As part of the 20 Books of Summer reading challenge, I’m comparing the Belfast summer and Melburnian winter. The results for the day I finished this book (June 29): Belfast 11°-18° and Melbourne 5°-12°. And, as it happened, I was in Fiji when I read this book and the weather that day was 16°-27°.
Pingback: 20 Books of Summer (except that it’s Winter) | booksaremyfavouriteandbest
I didn’t know that you lived in Melbourne – my family visited Australia on a two term sabbatical in 1968 – aside from that, my partner and I lived in Ireland for ten years which initiallydoes not seem like a foreign country because everyone speaks “English” but as Time goes on you realise that culturally it is as different from England as, say, France.
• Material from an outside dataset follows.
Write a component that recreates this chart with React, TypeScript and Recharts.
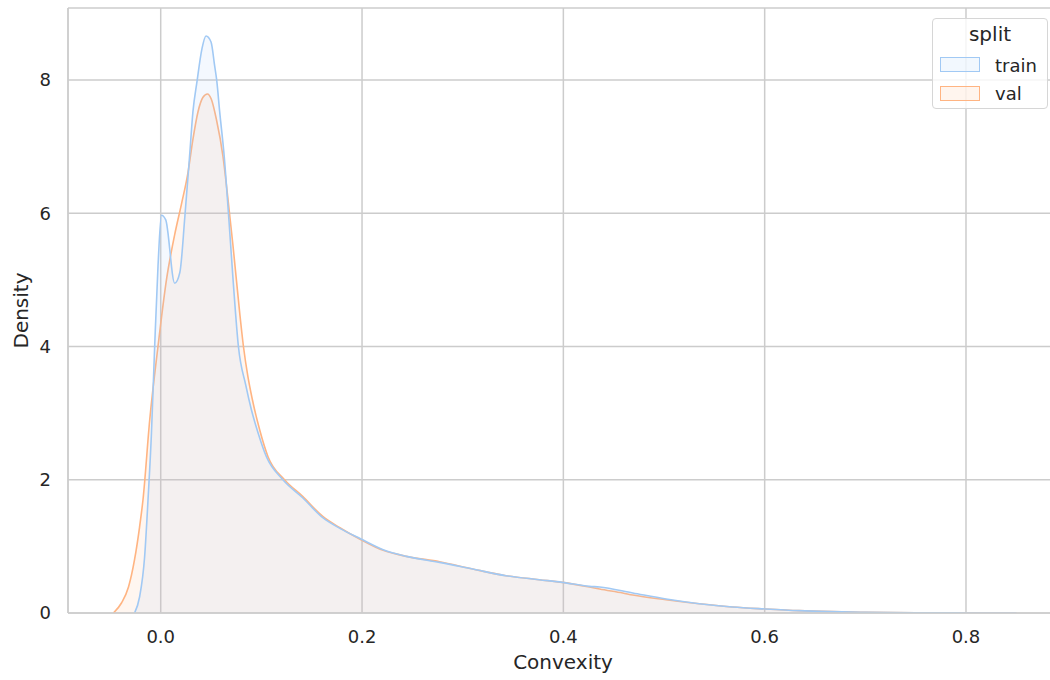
import { Area, CartesianGrid, ComposedChart, Label, Legend, XAxis, YAxis } from 'recharts';

const FONT = 'DejaVu Sans';
const TEXT = '#262626';
const GRID = '#cccccc';

const TRAIN_COLOR = '#a1c9f4';
const VAL_COLOR = '#ffb482';

// density curves (x = convexity, y = density)
const trainX = [
	-0.026, -0.021, -0.016, -0.0126, -0.0092, -0.006, -0.0027, 0.0007, 0.005, 0.0139, 0.019, 0.024, 0.029, 0.032,
	0.036, 0.041, 0.045, 0.05, 0.0536, 0.0556, 0.0586, 0.0631, 0.0673, 0.0719, 0.0772, 0.0845, 0.0901, 0.0966,
	0.1049, 0.1214, 0.141, 0.161, 0.178, 0.199, 0.221, 0.244, 0.277, 0.31, 0.343, 0.376, 0.399, 0.426, 0.436,
	0.469, 0.502, 0.535, 0.568, 0.601, 0.634, 0.667, 0.7, 0.75, 0.8, 0.85,
];
const trainY = [
	0, 0.24, 0.84, 1.7, 2.7, 4.0, 5.2, 5.97, 5.9, 4.95, 5.11, 5.95, 6.92, 7.52, 7.97, 8.47, 8.66, 8.57, 8.21, 8.0,
	7.52, 6.85, 6.0, 5.0, 4.0, 3.42, 3.05, 2.71, 2.35, 2.0, 1.73, 1.43, 1.27, 1.11, 0.95, 0.85, 0.76, 0.66, 0.56,
	0.5, 0.46, 0.4, 0.39, 0.3, 0.21, 0.14, 0.09, 0.06, 0.035, 0.02, 0.01, 0.003, 0.001, 0,
];

const valX = [
	-0.047, -0.039, -0.032, -0.026, -0.021, -0.0176, -0.0109, -0.0027, 0.0057, 0.0139, 0.0205, 0.0271, 0.032,
	0.037, 0.042, 0.0464, 0.0503, 0.0553, 0.0619, 0.0669, 0.0719, 0.0785, 0.0822, 0.0866, 0.0911, 0.0983, 0.1065,
	0.123, 0.141, 0.161, 0.178, 0.199, 0.221, 0.244, 0.277, 0.31, 0.343, 0.376, 0.399, 0.426, 0.436, 0.459, 0.469,
	0.502, 0.535, 0.568, 0.601, 0.634, 0.667, 0.7, 0.75, 0.8, 0.85,
];
const valY = [
	0, 0.15, 0.39, 0.8, 1.29, 1.7, 2.9, 4.0, 5.0, 5.68, 6.13, 6.61, 7.11, 7.52, 7.74, 7.79, 7.71, 7.41, 6.85, 6.2,
	5.5, 4.5, 4.0, 3.55, 3.2, 2.75, 2.35, 2.0, 1.75, 1.45, 1.28, 1.1, 0.94, 0.85, 0.77, 0.66, 0.56, 0.5, 0.46,
	0.39, 0.36, 0.3, 0.27, 0.2, 0.14, 0.09, 0.06, 0.035, 0.02, 0.01, 0.003, 0.001, 0,
];

const xTicks = [0, 0.2, 0.4, 0.6, 0.8];
const yTicks = [0, 2, 4, 6, 8];

const series = [
	{ name: 'train', color: TRAIN_COLOR },
	{ name: 'val', color: VAL_COLOR },
];

const rows = [
	...trainX.map((x, i) => ({ x, train: trainY[i] })),
	...valX.map((x, i) => ({ x, val: valY[i] })),
].sort((a, b) => a.x - b.x);

const SplitLegend = () => (
	<div
		style={{
			boxSizing: 'border-box',
			position: 'relative',
			width: 116,
			height: 91,
			border: '1px solid #d6d6d6',
			borderRadius: 4,
			background: 'rgba(255,255,255,0.8)',
			fontFamily: FONT,
			fontSize: 18,
			lineHeight: '18px',
			color: TEXT,
		}}
	>
		<div style={{ position: 'absolute', top: 5, left: 0, right: 0, textAlign: 'center', fontSize: 20, lineHeight: '20px' }}>
			split
		</div>
		{series.map((s, i) => (
			<div key={s.name}>
				<div
					style={{
						boxSizing: 'border-box',
						position: 'absolute',
						left: 7,
						top: 38 + i * 28.5,
						width: 40,
						height: 15,
						border: `1.5px solid ${s.color}`,
						background: s.color + '22',
					}}
				/>
				<div style={{ position: 'absolute', left: 62, top: 37.5 + i * 28, whiteSpace: 'nowrap' }}>
					{s.name}
				</div>
			</div>
		))}
	</div>
);

export default function App() {
	return (
		<div style={{ position: 'absolute', left: 0, top: 0, width: 1050, height: 680, overflow: 'hidden', background: '#fff' }}>
			<ComposedChart width={1060} height={680} data={rows} margin={{ top: 8, right: 2, bottom: 0, left: 0 }}>
				<CartesianGrid stroke={GRID} strokeWidth={1.5} />
				<XAxis
					dataKey="x"
					type="number"
					domain={[-0.0921, 0.8914]}
					allowDataOverflow
					ticks={xTicks}
					tickFormatter={(v: number) => v.toFixed(1)}
					height={67}
					tickSize={0}
					tickMargin={17}
					tickLine={false}
					axisLine={{ stroke: GRID, strokeWidth: 1.5 }}
					tick={{ fill: TEXT, fontSize: 18, fontFamily: FONT }}
				>
					<Label
						content={(props: any) => {
							const vb = props.viewBox;
							return (
								<text x={vb.x + vb.width / 2} y={vb.y + 56} textAnchor="middle" fill={TEXT} fontSize={20} fontFamily={FONT}>
									Convexity
								</text>
							);
						}}
					/>
				</XAxis>
				<YAxis
					type="number"
					domain={[0, 9.08]}
					allowDataOverflow
					ticks={yTicks}
					width={68}
					tickSize={0}
					tickMargin={17}
					tickLine={false}
					axisLine={{ stroke: GRID, strokeWidth: 1.5 }}
					tick={{ fill: TEXT, fontSize: 18, fontFamily: FONT }}
				>
					<Label
						content={(props: any) => {
							const vb = props.viewBox;
							const cx = 28;
							const cy = vb.y + vb.height / 2;
							return (
								<text
									x={cx}
									y={cy}
									transform={`rotate(-90, ${cx}, ${cy})`}
									textAnchor="middle"
									fill={TEXT}
									fontSize={20}
									fontFamily={FONT}
								>
									Density
								</text>
							);
						}}
					/>
				</YAxis>
				<Area
					type="monotone"
					dataKey="val"
					stroke={VAL_COLOR}
					strokeWidth={1.6}
					fill={VAL_COLOR}
					fillOpacity={0.12}
					connectNulls
					dot={false}
					activeDot={false}
					isAnimationActive={false}
				/>
				<Area
					type="monotone"
					dataKey="train"
					stroke={TRAIN_COLOR}
					strokeWidth={1.6}
					fill={TRAIN_COLOR}
					fillOpacity={0.12}
					connectNulls
					dot={false}
					activeDot={false}
					isAnimationActive={false}
				/>
				<Legend
					layout="horizontal"
					verticalAlign="middle"
					align="center"
					content={() => <SplitLegend />}
					wrapperStyle={{ left: 932, top: 18, width: 116, height: 91 }}
				/>
			</ComposedChart>
		</div>
	);
}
I am interested in your comment about Walker being a poet whose voice is revealed in the book. I have novels on the go but recently got into writing poetry and struggled with the distinction between free verse and poetry – it is much more acceptable to write prose with a poet’s voice I think…
Glad to hear you enjoyed this one. Walker nailed that odd feeling of being adrift in solitary freelance life which had faint echoes for me. Easy to imagine tipping over into an aimless, lonely paranoia in a country where you don’t speak the language.
I have lived abroad for many years, and find it interesting to read about characters living abroad and how they settle down … or don’t. I will give this a go. If you are interested in these kind of stories I can recommend Intimacies by Katie Kitamura which I found very interesting. My review here: https://thecontentreader.blogspot.com/2022/09/intimacies-by-katie-kitamura.html
I’ve read the Kitamura and loved it. Fascinated by the work of translators (which seem to feature in her novels), partly because as part of my work I work with translators – interesting ethical complexities around their work.